Moduli Go infetti: la supply chain software come vettore di distribuzione malware
Una nuova campagna scoperta da SentinelLabs rivela l’uso di moduli malevoli distribuiti attraverso il repository Go, con l’obiettivo di compromettere ambienti di sviluppo e pipeline CI/CD. I moduli infetti contengono codice offuscato in grado di scaricare malware a livello di disco fisso, attivando payload con funzionalità di remote access, keylogging e sabotaggio delle build.

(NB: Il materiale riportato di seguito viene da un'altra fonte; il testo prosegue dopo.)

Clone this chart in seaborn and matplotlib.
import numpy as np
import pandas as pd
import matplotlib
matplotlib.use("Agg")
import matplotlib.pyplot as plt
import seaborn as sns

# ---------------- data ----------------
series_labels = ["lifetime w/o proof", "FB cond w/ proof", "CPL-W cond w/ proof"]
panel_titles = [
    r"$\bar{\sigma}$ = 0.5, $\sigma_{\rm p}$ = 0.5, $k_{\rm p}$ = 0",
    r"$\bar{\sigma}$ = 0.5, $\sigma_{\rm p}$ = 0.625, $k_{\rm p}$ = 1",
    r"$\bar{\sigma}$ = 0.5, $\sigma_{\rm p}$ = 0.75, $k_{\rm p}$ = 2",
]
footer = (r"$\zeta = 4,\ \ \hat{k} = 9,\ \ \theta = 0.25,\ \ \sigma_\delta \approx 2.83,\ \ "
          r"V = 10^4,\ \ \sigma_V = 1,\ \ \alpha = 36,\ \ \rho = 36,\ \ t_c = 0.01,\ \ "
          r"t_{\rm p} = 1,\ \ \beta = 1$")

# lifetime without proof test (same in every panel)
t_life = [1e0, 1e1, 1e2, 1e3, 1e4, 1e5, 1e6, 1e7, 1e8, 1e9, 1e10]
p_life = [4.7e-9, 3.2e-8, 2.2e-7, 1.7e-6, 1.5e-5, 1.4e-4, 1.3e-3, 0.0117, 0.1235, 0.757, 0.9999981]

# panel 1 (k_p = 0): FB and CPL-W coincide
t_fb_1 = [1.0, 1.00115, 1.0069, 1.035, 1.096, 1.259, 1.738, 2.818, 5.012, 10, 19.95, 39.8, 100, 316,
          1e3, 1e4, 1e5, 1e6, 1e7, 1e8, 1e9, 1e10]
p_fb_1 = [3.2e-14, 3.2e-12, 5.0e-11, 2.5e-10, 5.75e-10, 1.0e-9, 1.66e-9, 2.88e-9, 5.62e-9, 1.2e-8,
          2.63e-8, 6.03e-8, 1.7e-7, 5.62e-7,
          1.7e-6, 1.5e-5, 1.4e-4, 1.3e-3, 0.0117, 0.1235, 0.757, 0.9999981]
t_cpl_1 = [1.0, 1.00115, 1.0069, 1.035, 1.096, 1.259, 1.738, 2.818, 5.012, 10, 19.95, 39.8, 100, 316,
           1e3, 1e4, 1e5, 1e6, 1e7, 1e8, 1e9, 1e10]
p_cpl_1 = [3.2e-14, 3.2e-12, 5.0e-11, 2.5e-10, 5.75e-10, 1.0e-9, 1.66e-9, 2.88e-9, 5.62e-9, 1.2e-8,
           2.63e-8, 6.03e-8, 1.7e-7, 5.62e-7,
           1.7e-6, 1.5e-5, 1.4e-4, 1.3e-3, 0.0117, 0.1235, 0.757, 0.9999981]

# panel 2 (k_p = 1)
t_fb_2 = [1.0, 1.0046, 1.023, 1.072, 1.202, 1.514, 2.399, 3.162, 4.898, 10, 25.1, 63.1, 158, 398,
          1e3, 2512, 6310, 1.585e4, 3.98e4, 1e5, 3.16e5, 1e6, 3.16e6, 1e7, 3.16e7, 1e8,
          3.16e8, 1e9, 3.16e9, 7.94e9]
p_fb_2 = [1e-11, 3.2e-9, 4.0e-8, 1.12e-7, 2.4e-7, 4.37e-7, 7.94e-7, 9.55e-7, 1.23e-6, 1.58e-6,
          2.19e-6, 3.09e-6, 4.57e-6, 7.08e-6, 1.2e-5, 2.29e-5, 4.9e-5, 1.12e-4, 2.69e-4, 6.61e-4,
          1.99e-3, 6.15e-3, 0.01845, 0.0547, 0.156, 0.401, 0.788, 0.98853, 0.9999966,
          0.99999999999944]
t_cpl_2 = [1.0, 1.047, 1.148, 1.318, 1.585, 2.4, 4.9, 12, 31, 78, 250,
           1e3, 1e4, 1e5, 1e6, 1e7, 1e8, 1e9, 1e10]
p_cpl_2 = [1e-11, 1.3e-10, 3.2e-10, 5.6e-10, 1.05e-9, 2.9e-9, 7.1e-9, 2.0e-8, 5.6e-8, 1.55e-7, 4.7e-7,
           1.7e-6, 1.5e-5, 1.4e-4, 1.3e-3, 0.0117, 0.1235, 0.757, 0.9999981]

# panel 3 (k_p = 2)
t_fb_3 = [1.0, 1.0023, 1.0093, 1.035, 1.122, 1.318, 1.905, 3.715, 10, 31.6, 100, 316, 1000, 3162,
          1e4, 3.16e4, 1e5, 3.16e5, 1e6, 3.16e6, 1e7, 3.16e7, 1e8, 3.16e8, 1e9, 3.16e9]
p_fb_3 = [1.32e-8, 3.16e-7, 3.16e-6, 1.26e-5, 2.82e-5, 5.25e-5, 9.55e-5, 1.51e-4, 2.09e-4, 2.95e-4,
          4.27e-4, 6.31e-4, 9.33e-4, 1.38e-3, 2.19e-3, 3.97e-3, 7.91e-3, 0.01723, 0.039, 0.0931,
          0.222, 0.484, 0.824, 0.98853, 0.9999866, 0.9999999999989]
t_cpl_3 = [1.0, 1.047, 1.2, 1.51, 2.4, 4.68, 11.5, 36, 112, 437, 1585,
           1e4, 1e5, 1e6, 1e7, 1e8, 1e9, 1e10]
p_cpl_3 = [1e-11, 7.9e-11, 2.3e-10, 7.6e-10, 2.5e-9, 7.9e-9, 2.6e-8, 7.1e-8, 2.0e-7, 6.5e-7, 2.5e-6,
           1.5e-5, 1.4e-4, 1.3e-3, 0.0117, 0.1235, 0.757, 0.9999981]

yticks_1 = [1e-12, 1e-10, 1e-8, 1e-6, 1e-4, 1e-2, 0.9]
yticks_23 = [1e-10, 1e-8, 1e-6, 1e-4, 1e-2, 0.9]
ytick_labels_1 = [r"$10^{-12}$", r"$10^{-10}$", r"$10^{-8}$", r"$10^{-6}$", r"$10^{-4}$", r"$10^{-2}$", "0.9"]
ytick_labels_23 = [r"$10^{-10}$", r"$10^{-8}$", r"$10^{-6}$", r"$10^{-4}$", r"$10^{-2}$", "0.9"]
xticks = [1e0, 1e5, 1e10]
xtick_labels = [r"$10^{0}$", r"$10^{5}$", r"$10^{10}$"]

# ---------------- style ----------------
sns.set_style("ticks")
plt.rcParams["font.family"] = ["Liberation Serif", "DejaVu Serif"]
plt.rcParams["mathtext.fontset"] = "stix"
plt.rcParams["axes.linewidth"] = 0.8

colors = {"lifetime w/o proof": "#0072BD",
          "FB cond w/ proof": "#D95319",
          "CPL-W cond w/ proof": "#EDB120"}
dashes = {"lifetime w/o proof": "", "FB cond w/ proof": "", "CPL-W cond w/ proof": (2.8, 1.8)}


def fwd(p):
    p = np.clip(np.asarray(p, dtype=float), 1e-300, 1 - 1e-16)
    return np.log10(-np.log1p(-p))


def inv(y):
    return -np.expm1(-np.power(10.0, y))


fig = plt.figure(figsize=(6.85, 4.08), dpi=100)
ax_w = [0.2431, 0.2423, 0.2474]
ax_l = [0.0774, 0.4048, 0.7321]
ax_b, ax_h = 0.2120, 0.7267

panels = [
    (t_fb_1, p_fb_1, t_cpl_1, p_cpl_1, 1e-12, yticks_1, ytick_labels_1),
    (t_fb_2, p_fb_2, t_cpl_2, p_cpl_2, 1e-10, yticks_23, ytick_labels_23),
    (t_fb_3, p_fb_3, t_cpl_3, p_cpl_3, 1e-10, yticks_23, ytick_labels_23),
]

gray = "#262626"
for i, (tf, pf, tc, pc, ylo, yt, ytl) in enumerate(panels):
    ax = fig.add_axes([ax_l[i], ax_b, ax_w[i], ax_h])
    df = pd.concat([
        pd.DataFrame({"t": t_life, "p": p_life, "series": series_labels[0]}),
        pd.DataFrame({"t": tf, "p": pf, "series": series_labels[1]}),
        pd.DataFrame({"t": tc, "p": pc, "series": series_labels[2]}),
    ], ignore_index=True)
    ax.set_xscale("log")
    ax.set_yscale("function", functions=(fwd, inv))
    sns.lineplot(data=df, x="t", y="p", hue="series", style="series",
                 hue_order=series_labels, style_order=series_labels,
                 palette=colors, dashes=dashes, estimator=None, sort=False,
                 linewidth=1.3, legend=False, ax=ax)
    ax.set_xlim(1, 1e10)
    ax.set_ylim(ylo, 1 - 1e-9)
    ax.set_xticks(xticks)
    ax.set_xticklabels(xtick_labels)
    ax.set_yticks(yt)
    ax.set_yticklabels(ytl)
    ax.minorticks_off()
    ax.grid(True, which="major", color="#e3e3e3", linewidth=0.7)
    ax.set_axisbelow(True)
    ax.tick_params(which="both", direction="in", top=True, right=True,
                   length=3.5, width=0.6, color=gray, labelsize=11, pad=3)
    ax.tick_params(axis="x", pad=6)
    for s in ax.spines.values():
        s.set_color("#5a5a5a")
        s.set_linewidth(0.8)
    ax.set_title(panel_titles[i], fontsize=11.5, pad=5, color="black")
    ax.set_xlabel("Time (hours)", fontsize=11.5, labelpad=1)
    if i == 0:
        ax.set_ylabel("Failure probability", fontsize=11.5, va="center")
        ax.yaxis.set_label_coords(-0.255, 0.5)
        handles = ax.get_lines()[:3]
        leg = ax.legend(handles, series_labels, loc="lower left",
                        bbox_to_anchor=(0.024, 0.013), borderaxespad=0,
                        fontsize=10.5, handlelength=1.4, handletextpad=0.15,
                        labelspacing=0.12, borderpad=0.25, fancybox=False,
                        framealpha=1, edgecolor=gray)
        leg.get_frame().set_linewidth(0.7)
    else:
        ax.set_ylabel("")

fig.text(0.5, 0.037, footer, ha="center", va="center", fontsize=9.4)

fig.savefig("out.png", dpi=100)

Il fenomeno è particolarmente insidioso perché si inserisce in una dinamica di supply chain compromessa, in cui lo sviluppatore, inconsapevolmente, importa un pacchetto dannoso che si comporta come una dipendenza regolare. La natura dinamica della gestione dei pacchetti Go favorisce questo tipo di attacchi, poiché i controlli predefiniti sulle firme sono spesso assenti o disabilitati. L’azione suggerisce la presenza di un gruppo persistente con conoscenze specifiche dell’ecosistema DevOps, capace di orchestrare compromissioni selettive ad alto impatto.
Zoom e i furti crypto: abuso delle funzioni di controllo remoto
Un altro vettore d’attacco riguarda l’abuso della funzionalità di controllo remoto in Zoom, utilizzata per sottrarre credenziali e asset digitali da portafogli crypto installati localmente. L’attacco prevede che un utente malevolo, già connesso a una sessione Zoom o in possesso del controllo della macchina tramite altri mezzi, sfrutti la funzione di accesso remoto per manipolare l’interfaccia utente e ottenere l’approvazione delle transazioni da parte dell’utente.

Il furto avviene tramite l’interazione grafica forzata, simulando movimenti e clic legittimi, mentre la vittima osserva apparentemente un comportamento normale. Questo metodo mette in discussione la sicurezza di strumenti pensati per la collaborazione remota, evidenziando come funzioni legittime possano essere strumentalizzate in contesti ostili, in assenza di limitazioni granulari o notifiche di azione.